Centuries ago Chinese emperors ruled by decree that certain teas, previously deigned unfit as tribute by tax collectors, were instead as precious than gold.
During the dynasties that followed these teas were elevated from ordinary beverage to a precious currency eagerly traded throughout Asia for essentials from horses to gems. They came to be known as tribute teas, the most celebrated of which is Da Hong Pao.
Each year at the beginning of the harvest print and television media worldwide identify the world’s most expensive teas. The tradition continues with a report last week by the BBC Travel on a vendor who charges $10,000 for a teapot ($120 per serving).
Wuyishan tea maker Xiao Hui told BBC Travel “It looks fit for a beggar, but it’s priced for an emperor and has the heart of the Buddha.”

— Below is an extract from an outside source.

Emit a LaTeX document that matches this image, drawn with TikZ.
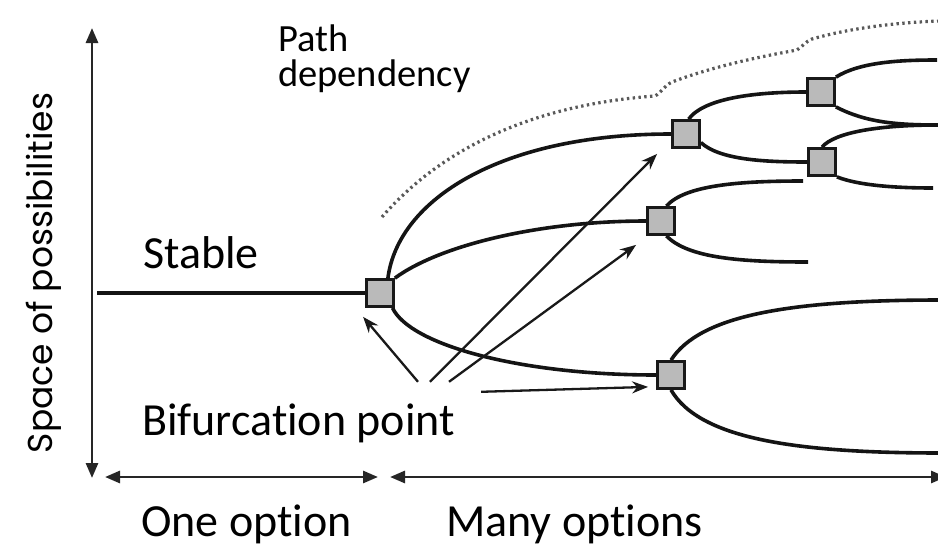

The tea was picked from the ancient mother trees that survive on an outcropping in the Wuyi Mountains. The trees are protected by the government and were last plucked in 2005. In 2002 a small lot of 20 grams sold for $28,000. The price of this tea reached a high of $1,400 per gram, about 30 times the current price for a gram of gold. The small quantities that remain are periodically roasted to preserve the tea and enhance its flavor.
While this tea is no longer produced from the mother trees, cuttings have propagated the myth and insured its availability.
According to the BBC “The original Da Hong Pao is so expensive because there are hardly any of the original tea trees left,” explained local tea master Xiangning Wu. “And antique versions are very valuable, almost priceless.” In fact, it’s all so exclusive that specialist brokers navigate the rarefied world of China’s ultra-wealthy tea collectors, connecting those who need to sell with those who wish to buy.
Retailers in search of the most valuable Da Hong Pao are cautioned to contact experienced brokers as some of the tea that passes as original tribute tea is of lesser quality. A good quality Da Hong Pao can be purchased for $100 per kilo. The Royal China Club in London sells four servings for $600.
Wuyi in Fujian Province is perhaps the most famous of China’s tea lands, producing a remarkable variety of oolong, roasted oolong and specialty black teas. Many compare this bounty to rival teas from Yunnan province in price and quality. In the recent past West Lake Longjing harvested near Hangzhou in Zhejiang Province brought several thousand dollars at auction and Shifeng Longjing, a famous tea from Weng Jia Shan sold recently for about 3500 RMB (for 500 grams which is the equivalent of $540 for slightly more than a pound).
These teas are often purchased for gifting, a practice that inflated the price until the Chinese government instituted strict austerity measures and prohibited outlandish payments. At the time, military, civic and high ranking officials bought these teas with government funds. As domestic demand fell, manufacturers have sought overseas customers at greatly reduced prices.